Visualization is the process of building mental images.
The mind can receive visual impressions from without (exteroception) or imagine its own visual impressions from within (interception). This faculty can be used to impress the mind to one’s advantage.
The process in a nutshell:
Decide what you want to visualize
These can be your goals, some situation you want to practice, or you can even decide to try to mentally visualize the scene that you find yourself sitting in.
Relax and close your ears and eyes
Try to get as few sensory impressions from the outside as possible. Your brain has to process these, which will make your visualization efforts less impactful.
Create the scene, and involve more than one sense
What do you see? What do you hear? What do you touch? Can you smell and/or taste anything? Immerse yourself in your picture.
Where your focus goes, your energy flows. Focus on the picture that you are creating to make it more intense. Try to imagine more details. Touch some of the objects or people that are present. Be a participant in the picture, not just a spectator. Merge with the scene.
Feeling is succeeding
If you experience feelings, this means that you are doing really well. A feeling is always the result of an interpretation that your mind is making from the sensory impressions that it is receiving. A feeling means you are turning a virtual stimulus into a physical outcome. You are literally carving new neural pathways in your mind and body.
Stay in your picture for as long as you like
You can stay in your imaginary world for as long as you like.

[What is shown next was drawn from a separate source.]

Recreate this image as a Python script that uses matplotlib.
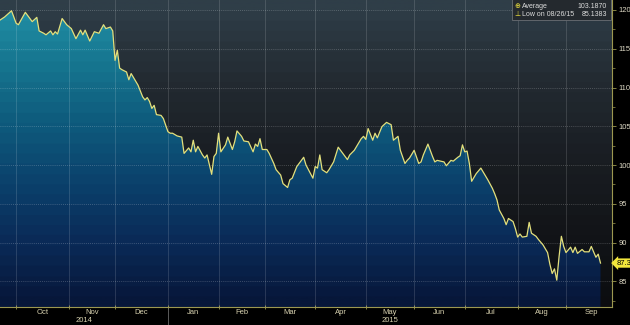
import numpy as np
import matplotlib
matplotlib.use('Agg')
import matplotlib.pyplot as plt
import matplotlib.transforms as mtransforms
from matplotlib.colors import LinearSegmentedColormap

plt.rcParams['font.family'] = ['Liberation Sans', 'DejaVu Sans']

# trading sessions counted from the first session shown (2014-09-22)
first_session = '2014-09-22'
session = [0, 2, 5, 7, 8, 11, 13, 14, 16, 17, 19, 20, 22, 23, 24, 25, 27, 29, 31, 33,
           35, 36, 37, 39, 41, 43, 45, 46, 48, 49, 50, 51, 52, 53, 55, 56, 57, 59, 60, 62,
           63, 64, 65, 66, 67, 68, 70, 71, 73, 74, 75, 77, 79, 80, 82, 83, 84, 85, 86, 88,
           89, 90, 92, 93, 94, 95, 96, 98, 99, 101, 102, 103, 105, 106, 108, 110, 111, 112, 113, 114,
           116, 117, 119, 120, 122, 123, 125, 126, 127, 129, 130, 132, 133, 136, 137, 138, 139, 140, 142, 143,
           145, 147, 149, 151, 152, 154, 157, 158, 159, 160, 162, 163, 164, 166, 168, 170, 171, 173, 174, 176,
           177, 178, 180, 182, 183, 184, 186, 188, 189, 190, 193, 194, 196, 197, 199, 200, 201, 202, 203, 204,
           205, 207, 209, 210, 212, 214, 215, 216, 217, 219, 220, 221, 223, 224, 225, 226, 227, 229, 230, 231,
           233, 234, 236, 238, 239, 240, 241, 242, 243, 244, 245, 246, 248, 249, 250, 251, 253, 254, 256, 257,
           258, 259, 260, 261]
price = [118.7, 119.1, 119.9, 118.3, 118.1, 119.7, 118.9, 118.5, 119.05, 117.3, 117.0, 116.8, 117.3, 116.8, 117.2, 116.9, 118.9, 118.1, 117.6, 116.3,
         117.4, 116.8, 117.4, 116.0, 117.2, 117.0, 118.1, 117.6, 117.8, 117.3, 113.5, 114.8, 112.5, 112.3, 112.0, 111.0, 111.8, 110.8, 110.3, 108.8,
         108.4, 108.7, 108.2, 107.3, 107.7, 106.5, 106.4, 106.0, 104.3, 104.1, 104.1, 103.75, 103.6, 101.5, 102.2, 101.7, 103.2, 101.7, 102.4, 101.3,
         100.9, 101.3, 98.8, 101.1, 101.5, 104.1, 101.7, 102.6, 103.6, 102.0, 103.0, 104.4, 103.7, 103.1, 103.0, 101.7, 102.7, 102.4, 103.4, 102.0,
         102.0, 101.5, 100.2, 99.4, 98.7, 97.6, 97.1, 98.1, 98.3, 99.8, 100.2, 101.0, 100.0, 98.3, 99.8, 99.6, 101.3, 99.4, 99.0, 99.4,
         100.4, 102.3, 101.5, 100.7, 101.3, 101.9, 103.4, 103.7, 103.3, 104.7, 103.2, 104.1, 103.5, 104.95, 105.5, 105.2, 103.2, 103.7, 101.9, 100.2,
         100.6, 100.9, 101.9, 100.2, 100.4, 101.3, 102.7, 101.1, 100.4, 100.6, 100.4, 99.9, 100.6, 100.5, 101.0, 101.2, 102.6, 101.7, 101.8, 100.2,
         97.9, 98.9, 99.6, 99.1, 98.1, 97.0, 96.3, 95.5, 94.2, 93.1, 92.3, 93.1, 92.7, 91.8, 90.7, 91.1, 90.7, 90.8, 92.6, 91.2,
         90.8, 90.4, 89.7, 88.7, 87.2, 86.0, 86.6, 85.14, 88.2, 90.8, 89.5, 88.7, 89.4, 88.7, 89.4, 88.6, 89.1, 88.8, 88.8, 89.5,
         88.8, 88.1, 88.5, 87.35]

month_starts = ['2014-10-01', '2014-11-01', '2014-12-01', '2015-01-01', '2015-02-01', '2015-03-01',
                '2015-04-01', '2015-05-01', '2015-06-01', '2015-07-01', '2015-08-01', '2015-09-01',
                '2015-10-01']
month_names = ['Oct', 'Nov', 'Dec', 'Jan', 'Feb', 'Mar', 'Apr', 'May', 'Jun', 'Jul', 'Aug', 'Sep']
year_names = ['2014', '2015']
y_ticks = [85, 90, 95, 100, 105, 110, 115, 120]

legend_rows = [('High on 09/29/14', '119.9250'), ('Average', '103.1870'), ('Low on 08/26/15', '85.1383')]
last_value = '87.3500'


def banded(colors, n):
    cmap = LinearSegmentedColormap.from_list('g', colors)
    steps = np.floor(np.linspace(0, 1, 400) * n) / (n - 1)
    return cmap(np.clip(steps, 0, 1))[:, None, :3]


def main():
    x = np.array(session)
    y = np.array(price)
    xmin, xmax = 0, 266
    ymin, ymax = 81.68, 121.29

    fig = plt.figure(figsize=(6.3, 3.25), dpi=100, facecolor='black')
    ax = fig.add_axes([0, 18 / 325, 612 / 630, 307 / 325])
    ax.set_xlim(xmin, xmax)
    ax.set_ylim(ymin, ymax)

    # background above the curve
    bg = banded(['#2f3e48', '#232b32', '#1a1e23', '#131519', '#0c0d10'], 30)
    ax.imshow(bg, aspect='auto', extent=(xmin, xmax, ymin, ymax), origin='upper', zorder=0)

    # gradient fill below the curve
    fill = ax.fill_between(x, y, ymin, facecolor='none', edgecolor='none', zorder=1)
    grad = banded(['#2190a6', '#16758f', '#0e5a7c', '#0b416c', '#0a2a57', '#07173a'], 30)
    im = ax.imshow(grad, aspect='auto', extent=(xmin, xmax, ymin, ymax), origin='upper', zorder=1)
    im.set_clip_path(fill.get_paths()[0], transform=ax.transData)

    # grid
    month_idx = [int(np.busday_count(first_session, d)) for d in month_starts]
    for m in month_idx[:-1]:
        ax.axvline(m, color='white', alpha=0.16, lw=0.6, zorder=2)
    for t in y_ticks:
        ax.axhline(t, color='white', alpha=0.28, lw=0.6, ls=(0, (1, 1.5)), zorder=2)

    ax.plot(x, y, color='#e4e07c', lw=0.9, zorder=3)

    for s in ['left', 'top']:
        ax.spines[s].set_visible(False)
    for s in ['right', 'bottom']:
        ax.spines[s].set_color('#9c9850')
        ax.spines[s].set_linewidth(0.8)

    ax.yaxis.tick_right()
    ax.set_yticks(y_ticks)
    ax.set_yticks(np.arange(82.5, 121, 2.5), minor=True)
    ax.tick_params(axis='y', which='major', colors='#9c9850', labelcolor='#ddd8c4',
                   labelsize=5.5, length=3, width=0.6, pad=1.5)
    ax.tick_params(axis='y', which='minor', colors='#9c9850', length=2, width=0.5)

    ax.set_xticks(month_idx[:-1])
    ax.set_xticklabels([])
    mids = [(a + b) / 2 for a, b in zip(month_idx[:-1], month_idx[1:])]
    ax.set_xticks(mids, minor=True)
    ax.set_xticklabels(month_names, minor=True)
    ax.tick_params(axis='x', which='major', colors='#9c9850', length=2.5, width=0.6, direction='inout')
    ax.tick_params(axis='x', which='minor', length=0, labelcolor='#d8d2b0', labelsize=5.5, pad=1.5)

    # year labels and separator
    jan = month_idx[3]
    trans = mtransforms.blended_transform_factory(ax.transData, fig.transFigure)
    ax.text(jan / 2, 1 / 325, year_names[0], transform=trans, ha='center', va='bottom',
            fontsize=5.5, color='#d8d2b0')
    ax.text((jan + xmax) / 2, 1 / 325, year_names[1], transform=trans, ha='center', va='bottom',
            fontsize=5.5, color='#d8d2b0')
    ax.plot([jan, jan], [0, 18 / 325], transform=trans, color='#6a6a6a', lw=0.6, clip_on=False)

    # last value tag
    ax.annotate(last_value, xy=(1.0, price[-1]), xycoords=('axes fraction', 'data'),
                xytext=(3, 0), textcoords='offset points', ha='left', va='center',
                fontsize=5.5, color='black',
                bbox=dict(boxstyle='larrow,pad=0.15', fc='#f2e63c', ec='none'))

    # legend box
    fig.patches.append(plt.Rectangle((512 / 630, 1 - 20 / 325), 99 / 630, 30 / 325,
                                     transform=fig.transFigure, fc='#24292e', ec='#6a6f74',
                                     lw=0.6, zorder=5))
    row_y = [-3, 6, 14.5]
    marks = ['\u2191', '\u2295', '\u22a5']
    for (label, value), yy, mk in zip(legend_rows, row_y, marks):
        fy = 1 - yy / 325
        fig.text(517 / 630, fy, mk, color='#f2e63c', fontsize=5, ha='center', va='center',
                 family='DejaVu Sans', zorder=6)
        fig.text(522 / 630, fy, label, color='#dcdcdc', fontsize=5, ha='left', va='center', zorder=6)
        fig.text(607 / 630, fy, value, color='#dcdcdc', fontsize=5, ha='right', va='center', zorder=6)

    fig.savefig('out.png', dpi=100, facecolor='black')


if __name__ == '__main__':
    main()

As long as you feel immersed in it, your brain is strengthening the neural pathways that create the image.
There are no strict rules for how often you should visualize in order to make it effective, but a daily practice is best to turn this Magic Move into a habit and get good results from it.
How visualization works
The mind has ‘to make sense’ of the millions of visual impressions that reach it at any moment.
The brain dedicates a lot of space and energy to processing visual images since this is so critical to keep the organism safe.
What you ‘see’ = your perception is the outcome of this process.
Your mind is not perfect when it does this, it uses shortcuts and tricks to preserve its energy. Sometimes your mind sees things that do not exist.
Visual impressions can be quite impactful (= impressive to the mind) because they are usually composed of many smaller impressions.
In fact, the more sensory stimuli impress the brain, the more impactful the experience becomes:
- what do you see in your mental image?
- what do you feel?
- what do you touch?
- what do you smell?
- what do you taste?
The immersion of your experience thus depends on the fullness of the sensory impressions that your brain receives, and you can mentally simulate all of this. In fact, this is what we try to mimic in a virtual reality headset.
Some people find it more difficult to mentally visualize than others.
The more you visualize, the better you become at this.